• **GIVEN INSTRUCTION**
Count every line in the following entries where the word "with" appears. Give the count alone.

• **Figure scripts**
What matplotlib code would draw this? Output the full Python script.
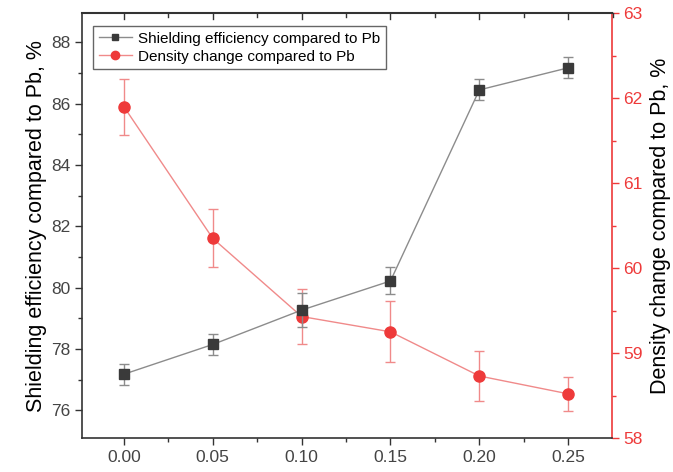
import numpy as np
import matplotlib.pyplot as plt
from matplotlib.lines import Line2D
from matplotlib.ticker import MultipleLocator, AutoMinorLocator

plt.rcParams['font.family'] = ['Liberation Sans', 'DejaVu Sans']

# data
conc = [0.00, 0.05, 0.10, 0.15, 0.20, 0.25]
shield = [77.18, 78.15, 79.27, 80.22, 86.45, 87.17]
shield_err = [0.34, 0.35, 0.55, 0.44, 0.34, 0.34]
density = [61.90, 60.35, 59.43, 59.25, 58.73, 58.52]
density_err = [0.33, 0.34, 0.32, 0.36, 0.30, 0.20]
labels = ['Shielding efficiency compared to Pb',
          'Density change compared to Pb']

red = '#ee3a3a'
red_line = '#f08a8a'
black = '#3a3a3a'
grey_line = '#8c8c8c'
tick_col = '#333333'

fig, ax = plt.subplots(figsize=(6.73, 4.72), dpi=100)
fig.subplots_adjust(left=0.122, right=0.909, top=0.972, bottom=0.072)
ax2 = ax.twinx()

# shielding efficiency (left axis)
ax.errorbar(conc, shield, yerr=shield_err, color=grey_line, lw=1.0,
            marker='s', ms=7, mfc=black, mec=black, ecolor=grey_line,
            elinewidth=1.0, capsize=3.5, capthick=1.0, zorder=3)
# density change (right axis)
ax2.errorbar(conc, density, yerr=density_err, color=red_line, lw=1.0,
             marker='o', ms=8, mfc=red, mec=red, ecolor=red_line,
             elinewidth=1.0, capsize=3.5, capthick=1.0, zorder=3)

ax.set_xlim(-0.0235, 0.2745)
ax.set_ylim(75.1, 88.95)
ax2.set_ylim(58, 63)

ax.xaxis.set_major_locator(MultipleLocator(0.05))
ax.xaxis.set_minor_locator(AutoMinorLocator(2))
ax.yaxis.set_major_locator(MultipleLocator(2))
ax.yaxis.set_minor_locator(AutoMinorLocator(2))
ax2.yaxis.set_major_locator(MultipleLocator(1))
ax2.yaxis.set_minor_locator(AutoMinorLocator(2))
ax.xaxis.set_major_formatter(plt.FormatStrFormatter('%.2f'))

ax.tick_params(axis='x', which='both', direction='out', top=False,
               labelsize=12.5, labelcolor='#444444', color=tick_col)
ax.tick_params(axis='y', which='both', direction='out', right=False,
               labelsize=12.5, labelcolor='#444444', color=tick_col)
ax.tick_params(which='major', length=5, width=1)
ax.tick_params(which='minor', length=3, width=1)
ax2.tick_params(axis='y', which='both', direction='out', colors=red,
                labelsize=12.5)
ax2.tick_params(which='major', length=5, width=1)
ax2.tick_params(which='minor', length=3, width=1)

# top frame line with inward ticks, drawn at figure level
fig.add_artist(Line2D([0, 1], [1, 1], transform=ax.transAxes,
                      color=tick_col, lw=1.5, zorder=20))
x0, x1 = ax.get_xlim()
for t in np.arange(0.0, 0.2751, 0.025):
    major = abs(round(t / 0.05) * 0.05 - t) < 1e-6
    fx = (t - x0) / (x1 - x0)
    ln = 0.013 if major else 0.008
    fig.add_artist(Line2D([fx, fx], [1, 1 - ln], transform=ax.transAxes,
                          color=tick_col, lw=1, zorder=20))

for s in ['left', 'bottom']:
    ax.spines[s].set_color(tick_col)
    ax.spines[s].set_linewidth(1.2)
ax.spines['top'].set_visible(False)
ax.spines['right'].set_visible(False)
ax2.spines['top'].set_visible(False)
ax2.spines['right'].set_color(red)
ax2.spines['right'].set_linewidth(1.2)
ax2.spines['left'].set_visible(False)
ax2.spines['bottom'].set_visible(False)

ax.set_ylabel('Shielding efficiency compared to Pb, %', fontsize=15.5,
              color='black', labelpad=3)
ax2.set_ylabel('Density change compared to Pb, %', fontsize=15.5,
               color='black', labelpad=5)

# legend: line + marker only, no error bar in the handle
handles = [Line2D([], [], color=grey_line, lw=1.0, marker='s', ms=5,
                  mfc=black, mec=black),
           Line2D([], [], color=red_line, lw=1.0, marker='o', ms=6,
                  mfc=red, mec=red)]
leg = ax.legend(handles, labels,
                loc='upper left', bbox_to_anchor=(0.021, 0.969),
                fontsize=11, fancybox=False, framealpha=1,
                edgecolor='#666666', handlelength=2.2, borderpad=0.35,
                labelspacing=0.25, handletextpad=0.4, borderaxespad=0)
leg.get_frame().set_linewidth(1.0)
ax.set_zorder(ax2.get_zorder() + 1)
ax.patch.set_visible(False)

fig.savefig('out.png', dpi=100)
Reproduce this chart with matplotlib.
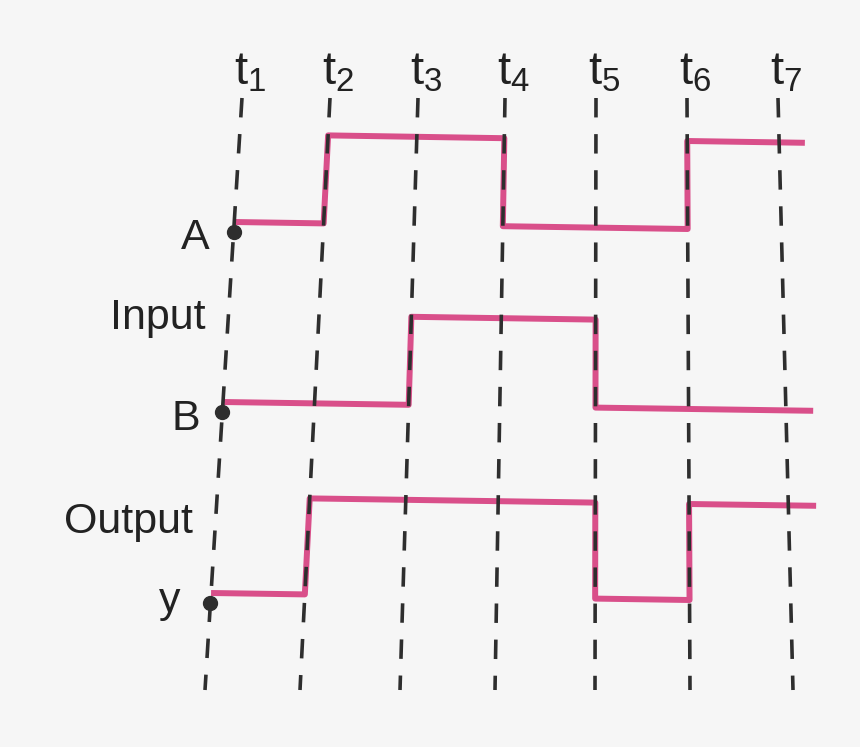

• **THE SOLUTION**
2